▸ Task
Please write out the lines of the data exactly, beginning with the first and ending with the line containing "from matplotlib.transforms import offset_copy"; leave the pictures behind.

+ + + + + + +

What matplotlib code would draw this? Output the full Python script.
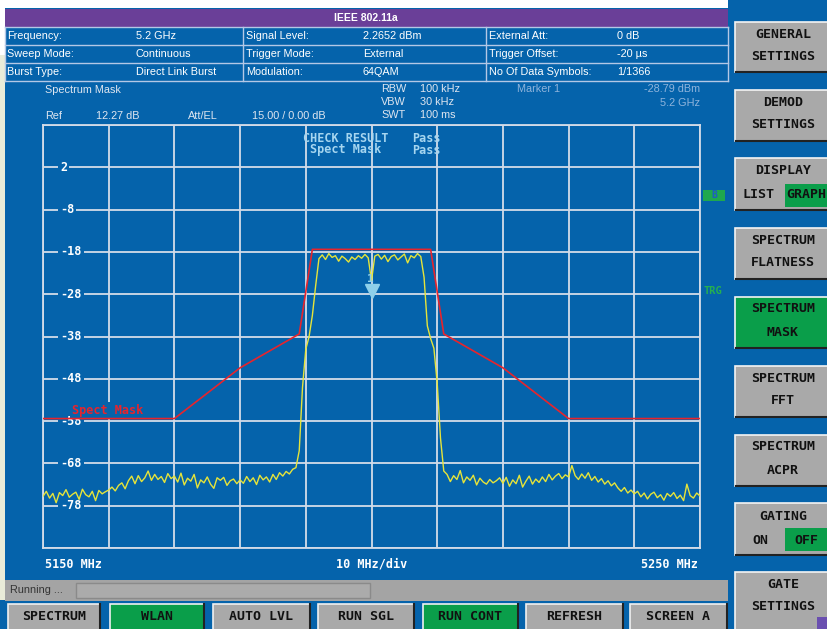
import numpy as np
import matplotlib
matplotlib.use("Agg")
import matplotlib.pyplot as plt
from matplotlib.patches import Rectangle
from matplotlib.transforms import offset_copy

# --- messdaten (sweep 5150..5250 MHz, 0.5 MHz schritt) ---
f_start, f_stop = 5150, 5250
ref_top, ref_bottom = 12, -88
trace_dbm = [
    # 5150 - 5159.5
    -75.8, -74.6, -76.2, -75.1, -77.3, -74.9, -75.6, -74.2, -76.0, -75.3,
    -74.8, -76.5, -74.1, -75.4, -75.9, -74.6, -76.8, -74.4, -75.2, -74.7,
    # 5160 - 5169.5
    -74.3, -73.6, -74.5, -73.2, -72.6, -74.0, -72.1, -71.0, -72.8, -70.9,
    -72.3, -71.4, -69.8, -72.0, -70.6, -71.8, -71.1, -72.5, -70.4, -71.6,
    # 5170 - 5179.5
    -71.0, -72.4, -70.3, -73.1, -71.5, -72.2, -70.6, -73.8, -71.9, -72.6,
    -71.2, -72.9, -73.9, -71.4, -72.0, -71.3, -73.2, -72.1, -71.7, -72.8,
    # 5180 - 5189.5
    -71.9, -72.7, -71.1, -72.3, -71.4, -73.0, -70.8, -71.9, -71.2, -72.4,
    -70.6, -71.8, -70.2, -71.0, -69.9, -70.5, -69.4, -69.0, -65.0, -50.0,
    # 5190 - 5199.5
    -41.0, -38.0, -33.0, -26.0, -19.6, -18.7, -19.8, -18.4, -19.3, -18.9,
    -20.2, -19.0, -19.6, -20.4, -19.2, -19.8, -18.9, -19.5, -18.6, -19.4,
    # 5200 - 5209.5
    -24.8, -19.0, -18.6, -19.7, -18.8, -20.3, -19.1, -18.7, -19.9, -19.2,
    -18.5, -20.6, -18.9, -19.4, -18.4, -19.1, -24.0, -35.5, -38.5, -40.8,
    # 5210 - 5219.5
    -49.0, -62.0, -69.8, -70.6, -72.3, -70.9, -71.8, -69.7, -72.6, -71.2,
    -72.0, -70.8, -73.1, -71.5, -72.4, -72.9, -71.8, -72.6, -72.1, -71.4,
    # 5220 - 5229.5
    -72.7, -71.3, -73.4, -71.9, -72.8, -70.8, -73.6, -72.2, -71.0, -72.9,
    -71.7, -72.5, -71.2, -72.3, -70.6, -71.9, -71.0, -70.4, -71.6, -70.7,
    # 5230 - 5239.5
    -71.2, -68.5, -70.9, -71.8, -70.5, -71.5, -70.2, -72.0, -71.1, -72.4,
    -71.6, -72.9, -72.1, -73.3, -72.6, -73.8, -74.6, -73.7, -75.0, -74.3,
    # 5240 - 5250
    -75.2, -74.6, -75.9, -75.0, -76.4, -75.3, -74.8, -76.1, -75.4, -76.7,
    -75.1, -75.8, -74.9, -76.3, -75.5, -76.8, -72.9, -75.6, -76.2, -75.0,
    -75.7,
]
trace_mhz = np.linspace(f_start, f_stop, len(trace_dbm))

mask_mhz = [5150, 5170, 5180, 5189, 5191, 5209, 5211, 5220, 5230, 5250]
mask_dbm = [-57.4, -57.4, -45.4, -37.4, -17.4, -17.4, -37.4, -45.4, -57.4, -57.4]

marker_mhz = 5200
marker_dbm = -28.79

ytick_vals = [2, -8, -18, -28, -38, -48, -58, -68, -78]

info_rows = [
    ["Frequency:", "5.2 GHz", "Signal Level:", "2.2652 dBm", "External Att:", "0 dB"],
    ["Sweep Mode:", "Continuous", "Trigger Mode:", "External", "Trigger Offset:", "-20 \u00b5s"],
    ["Burst Type:", "Direct Link Burst", "Modulation:", "64QAM", "No Of Data Symbols:", "1/1366"],
]

side_buttons = [
    (22, 72, ["GENERAL", "SETTINGS"], False),
    (90, 141, ["DEMOD", "SETTINGS"], False),
    (158, 210, None, False),          # DISPLAY LIST/GRAPH
    (228, 279, ["SPECTRUM", "FLATNESS"], False),
    (297, 348, ["SPECTRUM", "MASK"], True),
    (366, 417, ["SPECTRUM", "FFT"], False),
    (435, 486, ["SPECTRUM", "ACPR"], False),
    (503, 555, None, False),          # GATING ON/OFF
    (572, 640, ["GATE", "SETTINGS"], False),
]

bottom_buttons = [
    (8, 100, "SPECTRUM", False),
    (110, 204, "WLAN", True),
    (213, 310, "AUTO LVL", False),
    (318, 414, "RUN SGL", False),
    (423, 518, "RUN CONT", True),
    (526, 623, "REFRESH", False),
    (630, 727, "SCREEN A", False),
]

# farben
BLUE = '#0563ab'
PURPLE = '#6a3f98'
GRAY = '#a9a9a9'
GREEN = '#0a9e4a'
LINE = '#b4c8e6'
GRID = '#d4dce8'
MONO = 'DejaVu Sans Mono'
SANS = 'Liberation Sans'

W, H = 828, 629
fig = plt.figure(figsize=(8.28, 6.29), dpi=100)
fig.patch.set_facecolor('white')

bg = fig.add_axes([0, 0, 1, 1], label='bg')
bg.set_xlim(0, W)
bg.set_ylim(H, 0)
bg.axis('off')


def rect(a, x0, y0, x1, y1, fc, ec='none', lw=0, z=1):
    a.add_patch(Rectangle((x0, y0), x1 - x0, y1 - y0, facecolor=fc,
                          edgecolor=ec, linewidth=lw, zorder=z))


# hintergrund
rect(bg, 5, 8, W, H, BLUE)
rect(bg, 728, 0, W, 8, BLUE)
rect(bg, 0, 600, 5, H, BLUE)
rect(bg, 0, 55, 5, 600, '#e9ecd9')

# titelleiste
rect(bg, 5, 9, 728, 27, PURPLE)
bg.text(366, 18, "IEEE 802.11a", color='white', fontsize=7.5, fontweight='bold',
        family=SANS, ha='center', va='center')

# info tabelle
row_y = [27, 45, 63, 81]
col_x = [5, 243, 486, 728]
for y in row_y:
    bg.plot([5, 728], [y, y], color=LINE, lw=1)
for x in col_x:
    bg.plot([x, x], [27, 81], color=LINE, lw=1)
text_x = [7, 136, 246, 363, 489, 617]
for i, row in enumerate(info_rows):
    yc = (row_y[i] + row_y[i + 1]) / 2
    for tx, s in zip(text_x, row):
        bg.text(tx, yc, s, color='white', fontsize=7.8, family=SANS, va='center')

# messparameter
LT = '#dfe6f0'
MK = '#8fb4dc'
bg.text(45, 90, "Spectrum Mask", color=LT, fontsize=7.8, family=SANS, va='center')
bg.text(45, 116, "Ref", color=LT, fontsize=7.8, family=SANS, va='center')
bg.text(96, 116, "12.27 dB", color=LT, fontsize=7.8, family=SANS, va='center')
bg.text(188, 116, "Att/EL", color=LT, fontsize=7.8, family=SANS, va='center')
bg.text(252, 116, "15.00 / 0.00 dB", color=LT, fontsize=7.8, family=SANS, va='center')
for yy, a, b in [(89, "RBW", "100 kHz"), (102, "VBW", "30 kHz"), (115, "SWT", "100 ms")]:
    bg.text(381, yy, a, color=LT, fontsize=7.8, family=SANS, va='center')
    bg.text(420, yy, b, color=LT, fontsize=7.8, family=SANS, va='center')
bg.text(517, 89, "Marker 1", color=MK, fontsize=7.8, family=SANS, va='center')
bg.text(700, 89, f"{marker_dbm:.2f} dBm", color=MK, fontsize=7.8, family=SANS,
        va='center', ha='right')
bg.text(700, 103, f"{marker_mhz / 1000:.1f} GHz", color=MK, fontsize=7.8, family=SANS,
        va='center', ha='right')

# achsenbeschriftung unten
bg.text(45, 564, f"{f_start} MHz", color='white', fontsize=8.5, fontweight='bold',
        family=MONO, va='center')
bg.text(372, 564, "10 MHz/div", color='white', fontsize=8.5, fontweight='bold',
        family=MONO, va='center', ha='center')
bg.text(698, 564, f"{f_stop} MHz", color='white', fontsize=8.5, fontweight='bold',
        family=MONO, va='center', ha='right')

# statusleiste
rect(bg, 5, 580, 728, 601, '#a4a4a4')
rect(bg, 76, 583, 370, 598, '#ababab', ec='#8a8a8a', lw=1)
bg.text(10, 590, "Running ...", color='#333333', fontsize=7.8, family=SANS, va='center')

# untere tasten
for x0, x1, lab, on in bottom_buttons:
    rect(bg, x0, 604, x1, 632, GREEN if on else GRAY, ec='#f0f0f0', lw=1.2)
    bg.plot([x1, x1], [604, 629], color='#222222', lw=1.5)
    bg.text((x0 + x1) / 2, 617, lab, color='#111111', fontsize=9.5, fontweight='bold',
            family=MONO, ha='center', va='center')

# seitliche tasten
for y0, y1, lines, on in side_buttons:
    rect(bg, 735, y0, 832, y1, GREEN if on else GRAY, ec='#f4f4f4', lw=1.2)
    bg.plot([736, 830], [y1, y1], color='#222222', lw=1.5)
    if lines:
        bg.text(783, y0 + 12, lines[0], color='#111111', fontsize=9.5, fontweight='bold',
                family=MONO, ha='center', va='center')
        bg.text(783, y0 + 35, lines[1], color='#111111', fontsize=9.5, fontweight='bold',
                family=MONO, ha='center', va='center')
# display list/graph
bg.text(783, 171, "DISPLAY", color='#111111', fontsize=9.5, fontweight='bold',
        family=MONO, ha='center', va='center')
bg.text(743, 195, "LIST", color='#111111', fontsize=9.5, fontweight='bold',
        family=MONO, va='center')
rect(bg, 785, 184, W, 207, GREEN, z=2)
bg.text(786, 195, "GRAPH", color='#111111', fontsize=9.5, fontweight='bold',
        family=MONO, va='center', zorder=3)
# gating on/off
bg.text(783, 516, "GATING", color='#111111', fontsize=9.5, fontweight='bold',
        family=MONO, ha='center', va='center')
bg.text(752, 540, "ON", color='#111111', fontsize=9.5, fontweight='bold',
        family=MONO, va='center')
rect(bg, 785, 528, W, 551, GREEN, z=2)
bg.text(806, 540, "OFF", color='#111111', fontsize=9.5, fontweight='bold',
        family=MONO, ha='center', va='center', zorder=3)
rect(bg, 817, 617, W, H, '#6a4fb0', z=3)

# B / TRG anzeige
rect(bg, 703, 190, 725, 201, '#1fa84e')
bg.text(714, 195.5, "B", color='#1d5fbf', fontsize=7, fontweight='bold',
        family=MONO, ha='center', va='center')
bg.text(704, 291, "TRG", color='#25b050', fontsize=7.5, fontweight='bold',
        family=MONO, va='center')

# --- spektrum diagramm ---
ax = fig.add_axes([43 / W, 1 - 548 / H, 657 / W, 423 / H], zorder=2)
ax.set_facecolor(BLUE)
ax.set_xlim(f_start, f_stop)
ax.set_ylim(ref_bottom, ref_top)
ax.set_xticks(np.arange(f_start, f_stop + 1, 10))
ax.set_yticks(np.arange(ref_bottom, ref_top + 1, 10))
ax.grid(True, color=GRID, lw=1.3)
ax.set_axisbelow(True)
ax.tick_params(length=0, labelleft=False, labelbottom=False)
for sp in ax.spines.values():
    sp.set_color(GRID)
    sp.set_linewidth(1.3)

ax.plot(mask_mhz, mask_dbm, color='#e8242c', lw=1.2, zorder=4)
ax.plot(trace_mhz, trace_dbm, color='#e6e43a', lw=1.0, zorder=5)

for v in ytick_vals:
    ax.text(0.026, v, str(v), transform=ax.get_yaxis_transform(), color='white',
            fontsize=8.5, fontweight='bold', family=MONO, va='center', ha='left',
            bbox=dict(facecolor=BLUE, edgecolor='none', pad=1.5), zorder=3)

ax.text(5154.4, -55.4, "Spect Mask", color='#e8242c', fontsize=8.5, fontweight='bold',
        family=MONO, va='center', bbox=dict(facecolor=BLUE, edgecolor='none', pad=1.0),
        zorder=3)

# marker
ax.plot(marker_mhz, marker_dbm, marker='v', ms=10, color='#8ed0ea', zorder=6,
        transform=offset_copy(ax.transData, fig=fig, y=5, units='points'))
ax.annotate("1", (marker_mhz, marker_dbm), xytext=(-1, 13.5), textcoords='offset points',
            color='#8ed0ea', fontsize=8, fontweight='bold', family=MONO,
            ha='center', va='center', zorder=6)

# check result
CR = '#a6d6f0'
ax.text(303, 138, "CHECK RESULT", transform=bg.transData, color=CR, fontsize=8.5,
        fontweight='bold', family=MONO, va='center')
ax.text(412, 138, "Pass", transform=bg.transData, color=CR, fontsize=8.5,
        fontweight='bold', family=MONO, va='center')
ax.text(310, 150, "Spect Mask", transform=bg.transData, color=CR, fontsize=8.5,
        fontweight='bold', family=MONO, va='center')
ax.text(412, 150, "Pass", transform=bg.transData, color=CR, fontsize=8.5,
        fontweight='bold', family=MONO, va='center')

fig.savefig("out.png", dpi=100)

+ + + + + + +

▸ Exercise output
What matplotlib code would draw this? Output the full Python script.
import numpy as np
import matplotlib
matplotlib.use("Agg")
import matplotlib.pyplot as plt
from matplotlib.patches import Rectangle
from matplotlib.transforms import offset_copy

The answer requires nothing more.